(Source code of charts)
•••

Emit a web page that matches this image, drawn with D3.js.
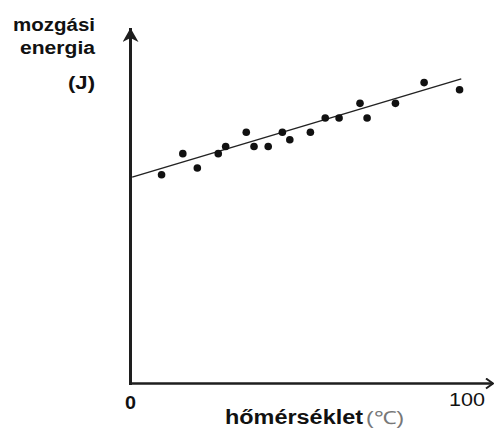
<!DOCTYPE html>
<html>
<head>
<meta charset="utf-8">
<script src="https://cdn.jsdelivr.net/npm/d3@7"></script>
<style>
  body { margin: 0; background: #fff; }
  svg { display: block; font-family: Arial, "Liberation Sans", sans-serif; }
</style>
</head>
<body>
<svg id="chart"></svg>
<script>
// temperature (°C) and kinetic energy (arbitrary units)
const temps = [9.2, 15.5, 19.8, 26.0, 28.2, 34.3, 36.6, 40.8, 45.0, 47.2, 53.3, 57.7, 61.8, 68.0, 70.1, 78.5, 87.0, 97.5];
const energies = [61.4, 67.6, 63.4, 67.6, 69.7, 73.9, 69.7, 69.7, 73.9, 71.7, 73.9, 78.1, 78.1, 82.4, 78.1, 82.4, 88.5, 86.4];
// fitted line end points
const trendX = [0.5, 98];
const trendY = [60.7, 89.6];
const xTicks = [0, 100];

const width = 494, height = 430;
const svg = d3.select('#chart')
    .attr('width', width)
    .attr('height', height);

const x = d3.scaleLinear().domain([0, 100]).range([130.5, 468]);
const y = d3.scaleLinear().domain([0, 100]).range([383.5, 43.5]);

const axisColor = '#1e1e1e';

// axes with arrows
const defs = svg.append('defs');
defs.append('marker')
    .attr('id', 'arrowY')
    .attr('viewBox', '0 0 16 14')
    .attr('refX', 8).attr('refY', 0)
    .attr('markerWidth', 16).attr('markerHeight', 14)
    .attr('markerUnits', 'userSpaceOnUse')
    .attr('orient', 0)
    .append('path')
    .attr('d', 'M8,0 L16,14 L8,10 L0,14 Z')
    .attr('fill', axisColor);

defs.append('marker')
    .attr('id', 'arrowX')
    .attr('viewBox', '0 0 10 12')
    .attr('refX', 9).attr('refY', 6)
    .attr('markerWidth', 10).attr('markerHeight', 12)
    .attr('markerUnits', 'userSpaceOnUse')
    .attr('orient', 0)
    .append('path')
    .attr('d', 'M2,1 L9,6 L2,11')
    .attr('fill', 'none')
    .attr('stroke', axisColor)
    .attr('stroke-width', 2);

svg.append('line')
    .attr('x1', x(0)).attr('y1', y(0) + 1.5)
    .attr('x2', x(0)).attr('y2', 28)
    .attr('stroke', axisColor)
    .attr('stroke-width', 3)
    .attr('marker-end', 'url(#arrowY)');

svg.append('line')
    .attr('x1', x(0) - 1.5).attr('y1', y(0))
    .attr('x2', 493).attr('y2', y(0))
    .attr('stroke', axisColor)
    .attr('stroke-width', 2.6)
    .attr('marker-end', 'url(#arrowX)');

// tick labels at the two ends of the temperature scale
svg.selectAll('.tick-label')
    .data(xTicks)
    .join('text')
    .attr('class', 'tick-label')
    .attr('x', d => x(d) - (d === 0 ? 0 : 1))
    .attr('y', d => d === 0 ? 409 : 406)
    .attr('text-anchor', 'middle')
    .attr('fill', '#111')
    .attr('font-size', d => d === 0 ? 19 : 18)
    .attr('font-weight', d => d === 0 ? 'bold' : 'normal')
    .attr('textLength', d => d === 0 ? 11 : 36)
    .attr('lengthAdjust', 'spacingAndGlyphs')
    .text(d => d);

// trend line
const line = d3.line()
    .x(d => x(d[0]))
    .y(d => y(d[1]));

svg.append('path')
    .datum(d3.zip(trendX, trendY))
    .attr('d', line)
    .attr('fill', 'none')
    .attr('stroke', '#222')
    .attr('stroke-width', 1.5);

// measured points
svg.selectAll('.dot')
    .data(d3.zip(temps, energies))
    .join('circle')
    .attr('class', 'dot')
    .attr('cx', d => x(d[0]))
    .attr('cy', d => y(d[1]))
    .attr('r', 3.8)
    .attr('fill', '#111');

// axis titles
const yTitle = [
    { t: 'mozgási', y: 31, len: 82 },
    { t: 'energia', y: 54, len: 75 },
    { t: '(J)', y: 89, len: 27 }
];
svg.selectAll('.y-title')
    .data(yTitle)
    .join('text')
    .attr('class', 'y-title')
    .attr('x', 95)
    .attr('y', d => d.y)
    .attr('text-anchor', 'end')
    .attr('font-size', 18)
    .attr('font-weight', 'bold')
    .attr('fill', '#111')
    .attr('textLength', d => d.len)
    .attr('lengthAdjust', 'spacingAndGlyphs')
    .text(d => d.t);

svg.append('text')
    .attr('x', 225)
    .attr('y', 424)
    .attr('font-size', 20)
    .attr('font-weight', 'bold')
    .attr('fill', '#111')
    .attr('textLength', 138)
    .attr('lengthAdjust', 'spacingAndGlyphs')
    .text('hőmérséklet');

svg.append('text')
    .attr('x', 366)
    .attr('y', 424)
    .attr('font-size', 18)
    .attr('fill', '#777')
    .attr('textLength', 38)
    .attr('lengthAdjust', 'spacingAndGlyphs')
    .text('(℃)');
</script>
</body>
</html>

•••

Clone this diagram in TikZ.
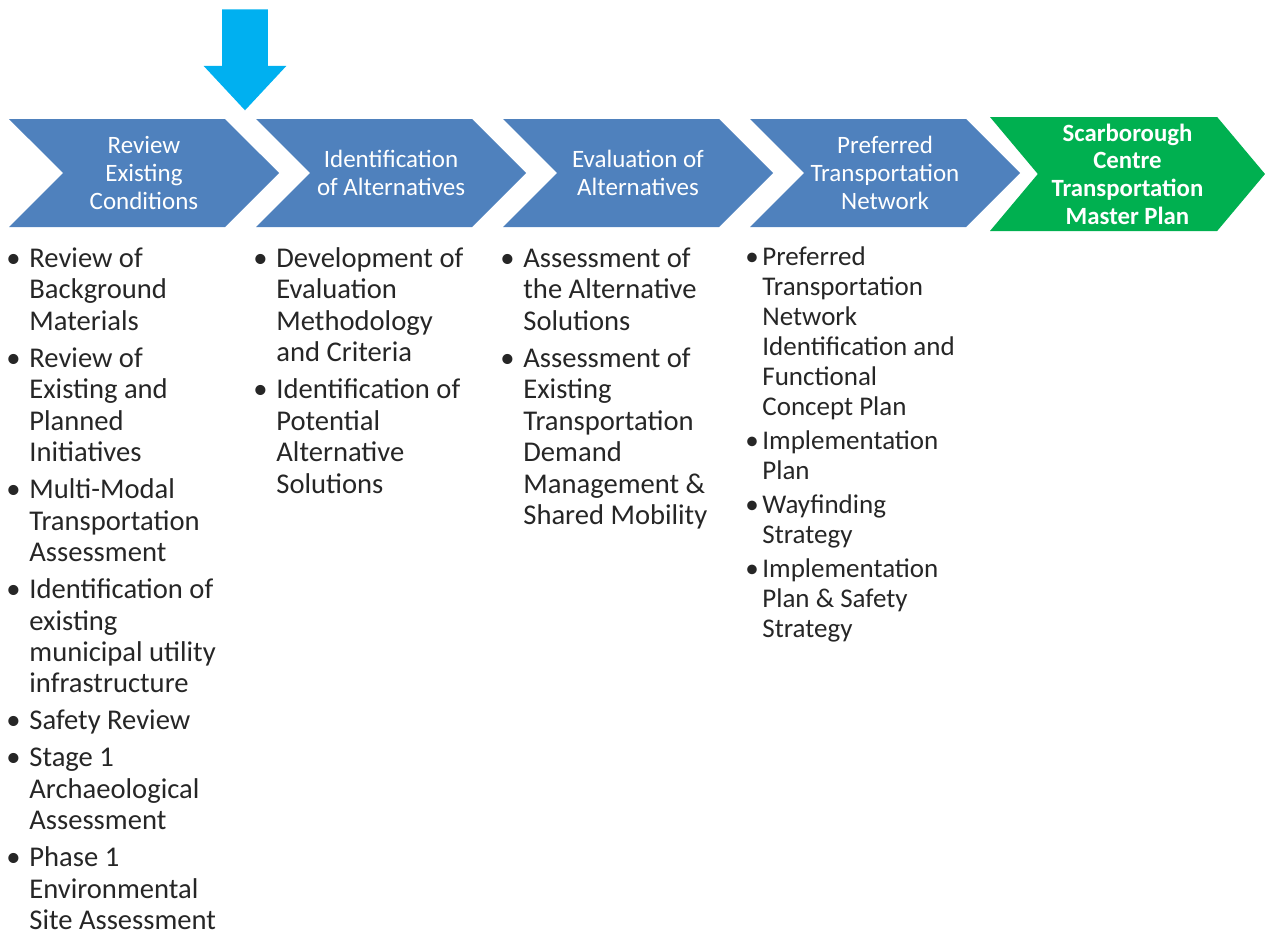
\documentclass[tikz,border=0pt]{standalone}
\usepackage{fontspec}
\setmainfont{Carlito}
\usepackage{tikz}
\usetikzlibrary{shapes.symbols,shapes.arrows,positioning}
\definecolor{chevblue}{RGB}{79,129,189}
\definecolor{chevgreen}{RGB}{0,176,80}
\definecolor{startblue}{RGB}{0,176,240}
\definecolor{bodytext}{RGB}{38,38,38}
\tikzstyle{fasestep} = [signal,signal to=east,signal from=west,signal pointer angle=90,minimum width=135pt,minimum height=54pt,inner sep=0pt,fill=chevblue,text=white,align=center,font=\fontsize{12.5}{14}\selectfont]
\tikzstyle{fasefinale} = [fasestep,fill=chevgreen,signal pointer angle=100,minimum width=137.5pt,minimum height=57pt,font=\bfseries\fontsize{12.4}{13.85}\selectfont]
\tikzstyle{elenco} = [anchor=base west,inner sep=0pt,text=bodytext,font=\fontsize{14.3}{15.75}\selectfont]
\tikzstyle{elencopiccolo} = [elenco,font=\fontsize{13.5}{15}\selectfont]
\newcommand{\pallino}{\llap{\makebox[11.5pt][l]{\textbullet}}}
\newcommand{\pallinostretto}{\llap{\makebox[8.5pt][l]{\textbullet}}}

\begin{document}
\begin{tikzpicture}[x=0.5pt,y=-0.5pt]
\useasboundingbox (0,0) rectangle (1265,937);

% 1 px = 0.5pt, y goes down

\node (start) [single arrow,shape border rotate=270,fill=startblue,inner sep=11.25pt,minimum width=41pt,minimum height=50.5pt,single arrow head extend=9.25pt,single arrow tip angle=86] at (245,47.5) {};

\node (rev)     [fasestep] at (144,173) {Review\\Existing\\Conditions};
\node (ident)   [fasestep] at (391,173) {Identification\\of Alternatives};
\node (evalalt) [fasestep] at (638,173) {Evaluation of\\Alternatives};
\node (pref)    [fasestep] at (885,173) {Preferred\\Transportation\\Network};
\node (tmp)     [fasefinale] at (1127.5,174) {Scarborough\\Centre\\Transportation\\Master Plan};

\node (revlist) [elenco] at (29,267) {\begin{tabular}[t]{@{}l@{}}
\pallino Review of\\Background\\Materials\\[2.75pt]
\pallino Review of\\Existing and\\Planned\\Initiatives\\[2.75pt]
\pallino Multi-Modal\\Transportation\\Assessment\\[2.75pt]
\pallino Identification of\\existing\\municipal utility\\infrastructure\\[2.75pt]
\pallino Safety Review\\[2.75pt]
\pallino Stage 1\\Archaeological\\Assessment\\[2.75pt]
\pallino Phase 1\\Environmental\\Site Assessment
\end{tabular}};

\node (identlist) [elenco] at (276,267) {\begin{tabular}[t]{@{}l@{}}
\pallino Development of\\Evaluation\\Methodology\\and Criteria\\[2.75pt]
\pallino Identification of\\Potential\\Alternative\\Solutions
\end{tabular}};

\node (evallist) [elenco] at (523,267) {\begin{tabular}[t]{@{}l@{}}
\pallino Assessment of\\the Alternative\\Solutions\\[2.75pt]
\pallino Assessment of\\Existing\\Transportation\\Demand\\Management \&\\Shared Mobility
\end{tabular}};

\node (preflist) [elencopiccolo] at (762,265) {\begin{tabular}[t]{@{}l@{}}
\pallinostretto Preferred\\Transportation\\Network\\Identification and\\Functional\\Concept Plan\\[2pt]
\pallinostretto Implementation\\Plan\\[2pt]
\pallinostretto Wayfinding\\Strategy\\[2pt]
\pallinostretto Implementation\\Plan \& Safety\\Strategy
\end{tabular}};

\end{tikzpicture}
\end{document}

•••

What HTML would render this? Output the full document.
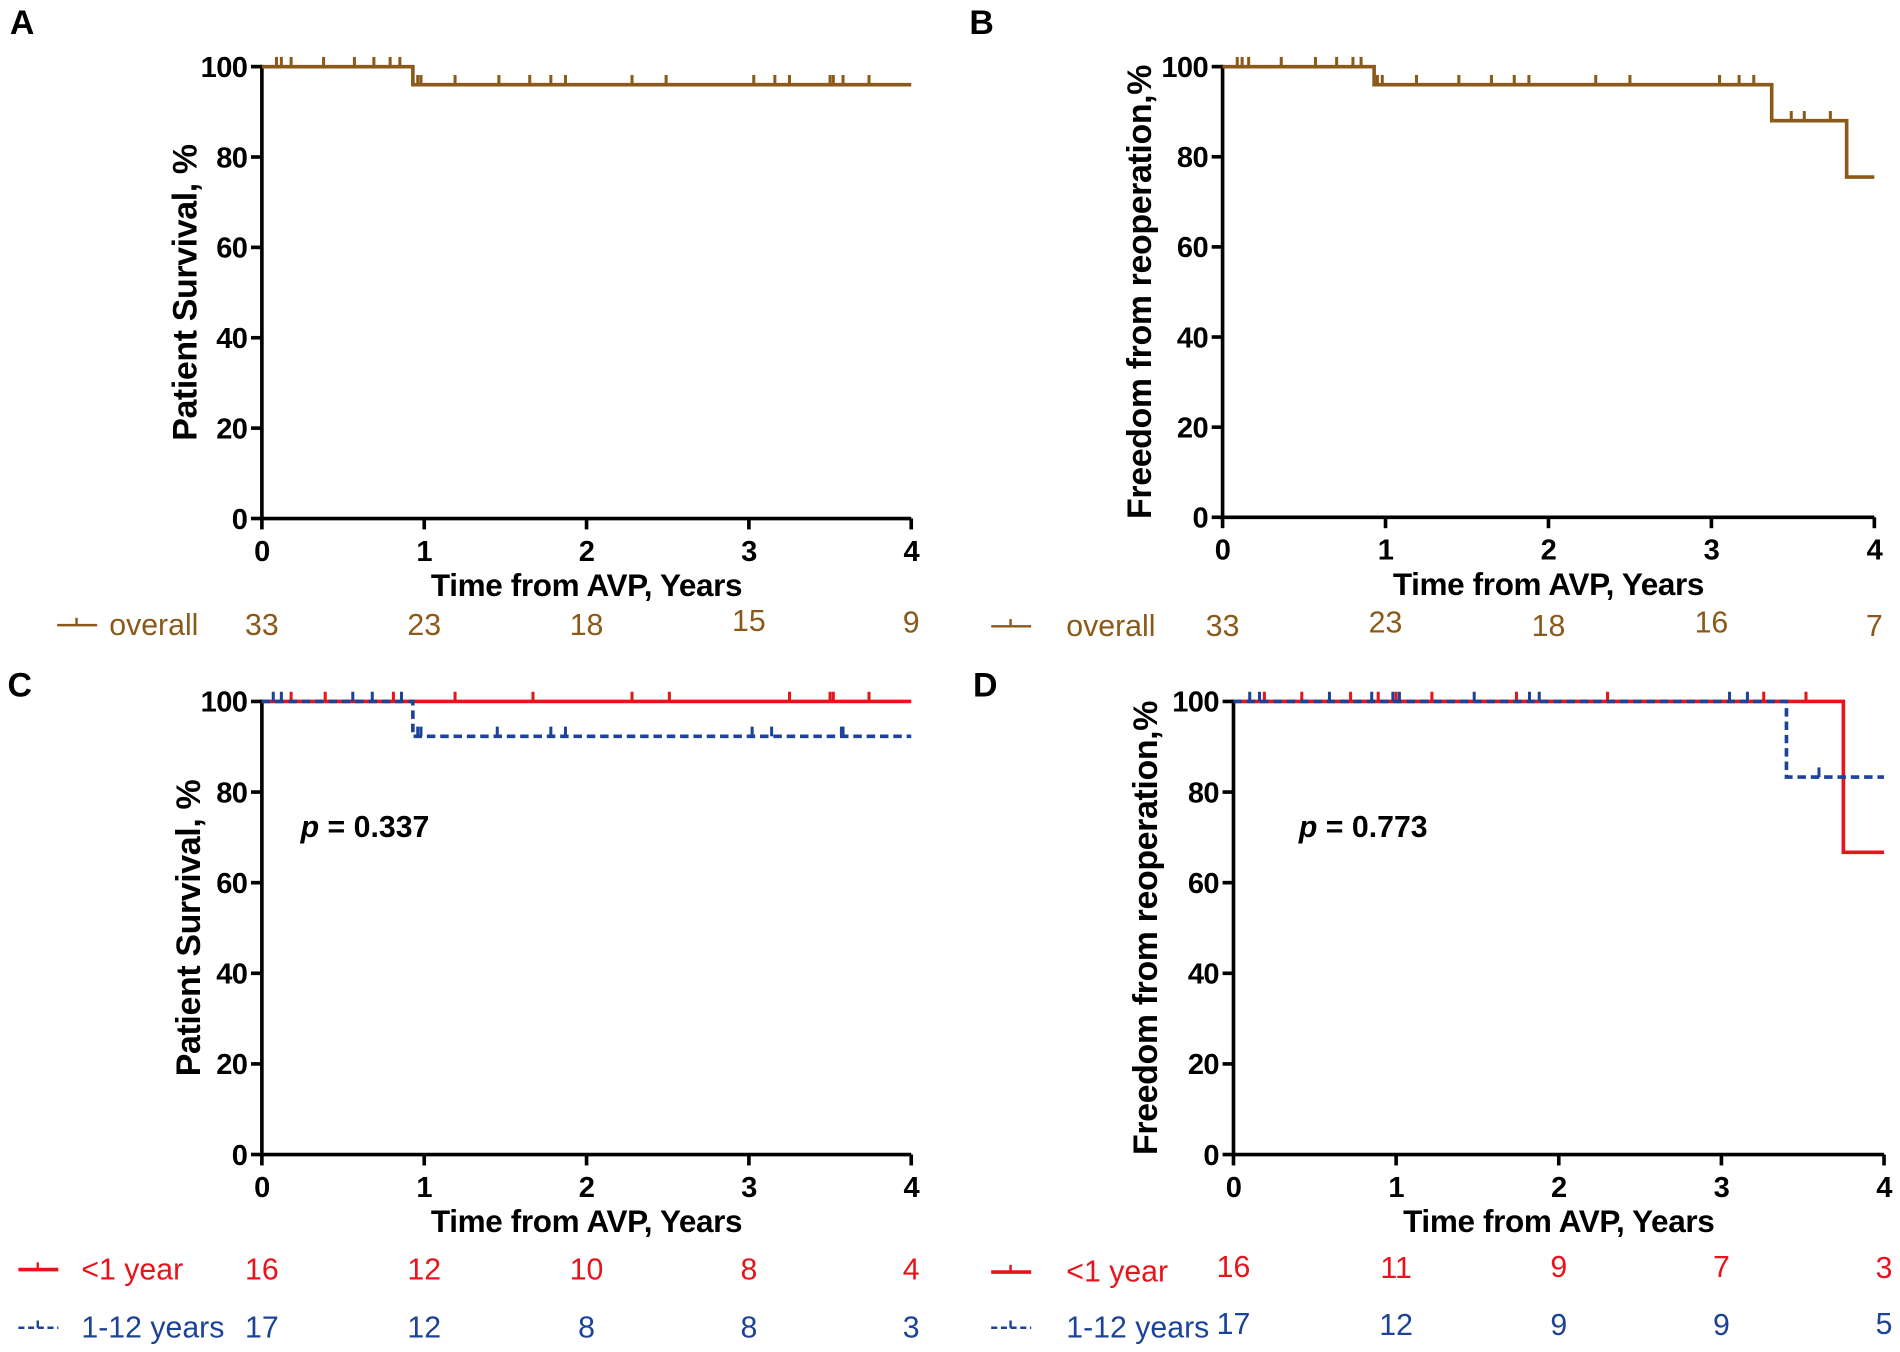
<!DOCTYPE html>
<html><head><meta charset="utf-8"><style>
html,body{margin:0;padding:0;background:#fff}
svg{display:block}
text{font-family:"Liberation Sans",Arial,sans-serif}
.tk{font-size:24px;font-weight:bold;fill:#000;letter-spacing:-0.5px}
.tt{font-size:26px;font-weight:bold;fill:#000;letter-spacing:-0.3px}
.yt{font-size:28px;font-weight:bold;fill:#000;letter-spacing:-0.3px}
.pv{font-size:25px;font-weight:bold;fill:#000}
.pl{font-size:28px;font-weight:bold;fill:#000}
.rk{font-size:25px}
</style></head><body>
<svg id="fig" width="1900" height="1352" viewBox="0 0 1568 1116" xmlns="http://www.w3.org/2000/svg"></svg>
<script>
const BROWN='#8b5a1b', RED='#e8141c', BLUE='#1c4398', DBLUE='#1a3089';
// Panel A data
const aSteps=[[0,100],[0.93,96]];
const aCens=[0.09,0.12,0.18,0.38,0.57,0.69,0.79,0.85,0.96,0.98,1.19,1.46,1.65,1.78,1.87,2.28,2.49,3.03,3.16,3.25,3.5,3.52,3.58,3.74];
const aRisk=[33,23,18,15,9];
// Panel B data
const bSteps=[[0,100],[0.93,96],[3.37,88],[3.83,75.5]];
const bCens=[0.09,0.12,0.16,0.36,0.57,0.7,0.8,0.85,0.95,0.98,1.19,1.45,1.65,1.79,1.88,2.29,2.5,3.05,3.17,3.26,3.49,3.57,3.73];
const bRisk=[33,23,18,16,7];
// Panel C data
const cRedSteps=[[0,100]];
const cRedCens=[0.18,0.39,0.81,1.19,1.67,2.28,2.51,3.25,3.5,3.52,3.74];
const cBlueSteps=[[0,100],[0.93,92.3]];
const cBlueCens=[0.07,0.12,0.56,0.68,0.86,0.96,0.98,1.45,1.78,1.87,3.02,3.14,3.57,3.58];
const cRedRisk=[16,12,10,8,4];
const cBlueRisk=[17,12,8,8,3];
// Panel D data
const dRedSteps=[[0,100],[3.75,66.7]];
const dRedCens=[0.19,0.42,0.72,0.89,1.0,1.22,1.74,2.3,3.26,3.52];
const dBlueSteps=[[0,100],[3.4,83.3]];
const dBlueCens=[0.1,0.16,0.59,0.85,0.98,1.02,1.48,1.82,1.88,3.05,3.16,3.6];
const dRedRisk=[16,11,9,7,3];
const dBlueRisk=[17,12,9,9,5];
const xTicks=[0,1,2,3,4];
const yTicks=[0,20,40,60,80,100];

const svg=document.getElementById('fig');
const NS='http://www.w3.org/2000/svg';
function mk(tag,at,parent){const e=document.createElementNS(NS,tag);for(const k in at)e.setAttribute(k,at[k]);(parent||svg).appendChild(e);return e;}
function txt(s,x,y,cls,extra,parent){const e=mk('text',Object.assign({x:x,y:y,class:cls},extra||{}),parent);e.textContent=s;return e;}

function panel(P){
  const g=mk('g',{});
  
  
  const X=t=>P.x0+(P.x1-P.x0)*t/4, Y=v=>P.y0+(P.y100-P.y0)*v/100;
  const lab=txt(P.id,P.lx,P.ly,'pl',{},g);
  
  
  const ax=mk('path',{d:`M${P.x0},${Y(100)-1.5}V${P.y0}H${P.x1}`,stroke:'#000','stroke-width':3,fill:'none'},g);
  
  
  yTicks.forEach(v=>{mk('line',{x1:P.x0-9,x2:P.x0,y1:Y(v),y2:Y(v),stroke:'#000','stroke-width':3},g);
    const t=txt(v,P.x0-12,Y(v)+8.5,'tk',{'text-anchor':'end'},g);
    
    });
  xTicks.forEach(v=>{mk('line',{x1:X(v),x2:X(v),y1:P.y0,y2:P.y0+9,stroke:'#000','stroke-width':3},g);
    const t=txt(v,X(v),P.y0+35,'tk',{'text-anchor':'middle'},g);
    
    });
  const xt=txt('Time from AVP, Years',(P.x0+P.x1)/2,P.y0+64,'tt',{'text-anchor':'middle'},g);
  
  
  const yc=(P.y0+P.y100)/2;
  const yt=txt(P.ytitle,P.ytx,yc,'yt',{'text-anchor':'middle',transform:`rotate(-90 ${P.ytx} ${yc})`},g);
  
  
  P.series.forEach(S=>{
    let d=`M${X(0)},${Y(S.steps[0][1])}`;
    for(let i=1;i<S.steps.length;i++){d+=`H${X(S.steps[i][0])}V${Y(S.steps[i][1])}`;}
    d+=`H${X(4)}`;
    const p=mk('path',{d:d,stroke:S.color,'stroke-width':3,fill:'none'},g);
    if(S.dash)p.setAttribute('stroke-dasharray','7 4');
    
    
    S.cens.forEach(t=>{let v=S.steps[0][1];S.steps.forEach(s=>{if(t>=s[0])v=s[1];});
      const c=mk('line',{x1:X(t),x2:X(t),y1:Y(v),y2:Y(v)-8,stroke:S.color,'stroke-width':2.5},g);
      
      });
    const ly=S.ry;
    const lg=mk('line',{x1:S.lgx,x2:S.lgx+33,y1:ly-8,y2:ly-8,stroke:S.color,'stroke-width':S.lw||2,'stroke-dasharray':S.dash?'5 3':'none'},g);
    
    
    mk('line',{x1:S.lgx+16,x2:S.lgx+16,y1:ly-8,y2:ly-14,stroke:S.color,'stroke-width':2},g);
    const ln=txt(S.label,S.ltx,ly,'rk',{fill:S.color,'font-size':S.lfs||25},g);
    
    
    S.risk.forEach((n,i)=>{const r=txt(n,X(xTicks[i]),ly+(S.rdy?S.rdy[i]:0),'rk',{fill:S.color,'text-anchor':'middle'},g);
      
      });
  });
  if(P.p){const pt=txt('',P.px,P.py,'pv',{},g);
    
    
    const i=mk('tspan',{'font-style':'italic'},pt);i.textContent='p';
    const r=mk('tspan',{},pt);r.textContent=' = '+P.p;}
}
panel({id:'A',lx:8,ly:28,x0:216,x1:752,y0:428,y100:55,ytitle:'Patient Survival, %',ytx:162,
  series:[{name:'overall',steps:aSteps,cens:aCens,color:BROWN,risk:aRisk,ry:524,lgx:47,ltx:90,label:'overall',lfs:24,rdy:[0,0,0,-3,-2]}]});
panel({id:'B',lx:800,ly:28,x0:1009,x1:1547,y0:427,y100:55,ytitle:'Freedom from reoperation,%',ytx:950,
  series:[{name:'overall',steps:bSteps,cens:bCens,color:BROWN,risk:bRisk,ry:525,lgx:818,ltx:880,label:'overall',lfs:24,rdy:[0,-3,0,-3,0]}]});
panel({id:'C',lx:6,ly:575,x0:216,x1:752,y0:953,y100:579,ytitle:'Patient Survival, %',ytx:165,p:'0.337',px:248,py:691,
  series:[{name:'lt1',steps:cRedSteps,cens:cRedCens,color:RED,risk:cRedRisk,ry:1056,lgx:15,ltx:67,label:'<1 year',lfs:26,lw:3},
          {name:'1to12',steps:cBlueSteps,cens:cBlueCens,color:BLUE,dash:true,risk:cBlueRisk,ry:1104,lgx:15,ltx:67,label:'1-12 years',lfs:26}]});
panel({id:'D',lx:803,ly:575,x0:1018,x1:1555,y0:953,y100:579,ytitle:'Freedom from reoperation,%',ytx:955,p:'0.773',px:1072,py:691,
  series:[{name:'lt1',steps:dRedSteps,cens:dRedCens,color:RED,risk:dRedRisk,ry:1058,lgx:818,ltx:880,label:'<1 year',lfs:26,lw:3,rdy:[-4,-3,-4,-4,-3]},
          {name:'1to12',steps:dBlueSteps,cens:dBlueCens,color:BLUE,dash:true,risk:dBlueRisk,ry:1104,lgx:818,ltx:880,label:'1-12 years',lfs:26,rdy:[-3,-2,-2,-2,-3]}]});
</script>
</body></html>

•••

Skip all pictures. Output only the lines from the one containing "Clone this diagram in TikZ." to the one containing "y goes down", both lines included.

### EXERCISE OUTPUT
Clone this diagram in TikZ.
\documentclass[tikz,border=0pt]{standalone}
\usepackage{fontspec}
\setmainfont{Carlito}
\usepackage{tikz}
\usetikzlibrary{shapes.symbols,shapes.arrows,positioning}
\definecolor{chevblue}{RGB}{79,129,189}
\definecolor{chevgreen}{RGB}{0,176,80}
\definecolor{startblue}{RGB}{0,176,240}
\definecolor{bodytext}{RGB}{38,38,38}
\tikzstyle{fasestep} = [signal,signal to=east,signal from=west,signal pointer angle=90,minimum width=135pt,minimum height=54pt,inner sep=0pt,fill=chevblue,text=white,align=center,font=\fontsize{12.5}{14}\selectfont]
\tikzstyle{fasefinale} = [fasestep,fill=chevgreen,signal pointer angle=100,minimum width=137.5pt,minimum height=57pt,font=\bfseries\fontsize{12.4}{13.85}\selectfont]
\tikzstyle{elenco} = [anchor=base west,inner sep=0pt,text=bodytext,font=\fontsize{14.3}{15.75}\selectfont]
\tikzstyle{elencopiccolo} = [elenco,font=\fontsize{13.5}{15}\selectfont]
\newcommand{\pallino}{\llap{\makebox[11.5pt][l]{\textbullet}}}
\newcommand{\pallinostretto}{\llap{\makebox[8.5pt][l]{\textbullet}}}

\begin{document}
\begin{tikzpicture}[x=0.5pt,y=-0.5pt]
\useasboundingbox (0,0) rectangle (1265,937);

% 1 px = 0.5pt, y goes down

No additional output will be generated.